**DATA**
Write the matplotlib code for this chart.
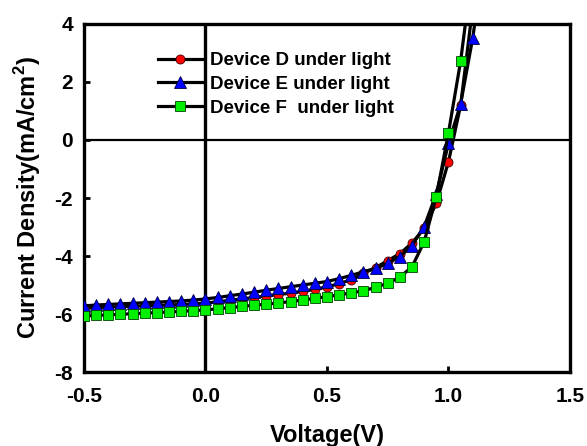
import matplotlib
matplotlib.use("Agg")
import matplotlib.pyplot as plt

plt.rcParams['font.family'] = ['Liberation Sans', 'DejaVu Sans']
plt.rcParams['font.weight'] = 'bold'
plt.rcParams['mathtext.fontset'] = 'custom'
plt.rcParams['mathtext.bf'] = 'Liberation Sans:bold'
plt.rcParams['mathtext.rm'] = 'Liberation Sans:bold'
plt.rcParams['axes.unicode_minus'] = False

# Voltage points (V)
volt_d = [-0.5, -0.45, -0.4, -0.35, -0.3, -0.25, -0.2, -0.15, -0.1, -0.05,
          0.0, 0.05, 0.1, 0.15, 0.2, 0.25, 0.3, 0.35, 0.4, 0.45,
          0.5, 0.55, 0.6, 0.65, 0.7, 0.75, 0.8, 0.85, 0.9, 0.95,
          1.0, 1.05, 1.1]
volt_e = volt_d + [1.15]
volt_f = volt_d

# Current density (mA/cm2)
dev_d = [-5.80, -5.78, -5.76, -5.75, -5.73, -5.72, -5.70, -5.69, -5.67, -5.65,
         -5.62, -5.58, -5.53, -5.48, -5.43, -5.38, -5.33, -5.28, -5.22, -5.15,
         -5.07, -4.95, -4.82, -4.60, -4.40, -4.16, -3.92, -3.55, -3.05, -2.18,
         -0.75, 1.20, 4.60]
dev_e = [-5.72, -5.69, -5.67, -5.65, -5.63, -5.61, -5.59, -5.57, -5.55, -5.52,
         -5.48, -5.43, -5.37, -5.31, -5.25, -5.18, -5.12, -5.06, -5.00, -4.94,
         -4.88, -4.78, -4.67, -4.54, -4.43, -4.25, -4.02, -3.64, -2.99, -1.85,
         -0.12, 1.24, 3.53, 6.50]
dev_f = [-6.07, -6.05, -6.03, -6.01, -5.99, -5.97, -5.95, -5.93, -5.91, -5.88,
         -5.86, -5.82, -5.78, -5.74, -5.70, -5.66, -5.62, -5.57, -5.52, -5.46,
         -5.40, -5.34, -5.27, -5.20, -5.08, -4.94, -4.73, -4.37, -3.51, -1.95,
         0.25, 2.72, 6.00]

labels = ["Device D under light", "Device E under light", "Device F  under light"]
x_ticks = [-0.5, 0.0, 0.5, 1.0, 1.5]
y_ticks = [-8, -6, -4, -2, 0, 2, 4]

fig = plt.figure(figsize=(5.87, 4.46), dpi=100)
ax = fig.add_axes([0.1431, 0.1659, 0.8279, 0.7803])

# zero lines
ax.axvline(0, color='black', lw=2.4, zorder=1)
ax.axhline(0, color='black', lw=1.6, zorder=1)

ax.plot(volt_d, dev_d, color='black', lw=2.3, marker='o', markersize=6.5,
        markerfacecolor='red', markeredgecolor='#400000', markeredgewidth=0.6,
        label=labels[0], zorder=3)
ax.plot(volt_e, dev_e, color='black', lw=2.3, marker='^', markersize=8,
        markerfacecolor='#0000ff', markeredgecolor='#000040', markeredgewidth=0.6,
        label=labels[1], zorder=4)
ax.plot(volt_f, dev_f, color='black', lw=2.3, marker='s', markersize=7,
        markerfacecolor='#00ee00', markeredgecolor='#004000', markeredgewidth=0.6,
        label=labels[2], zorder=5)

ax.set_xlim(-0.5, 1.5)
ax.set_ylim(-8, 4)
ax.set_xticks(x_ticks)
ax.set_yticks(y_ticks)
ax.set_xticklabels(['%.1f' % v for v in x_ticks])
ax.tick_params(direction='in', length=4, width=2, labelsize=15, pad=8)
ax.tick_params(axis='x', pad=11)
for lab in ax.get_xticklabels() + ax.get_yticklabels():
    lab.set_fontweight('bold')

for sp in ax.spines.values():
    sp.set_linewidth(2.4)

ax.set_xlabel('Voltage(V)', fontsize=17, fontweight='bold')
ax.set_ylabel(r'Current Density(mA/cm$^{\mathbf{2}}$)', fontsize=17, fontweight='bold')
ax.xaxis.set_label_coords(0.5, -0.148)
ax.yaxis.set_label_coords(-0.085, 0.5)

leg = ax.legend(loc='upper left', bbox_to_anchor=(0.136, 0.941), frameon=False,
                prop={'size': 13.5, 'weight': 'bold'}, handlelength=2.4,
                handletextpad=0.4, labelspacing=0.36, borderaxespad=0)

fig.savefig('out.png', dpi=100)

**TASK TO CARRY OUT**
Above are lines of data; state how many of them contain the word "matplotlib", with no other output.

**THE ANSWER**
4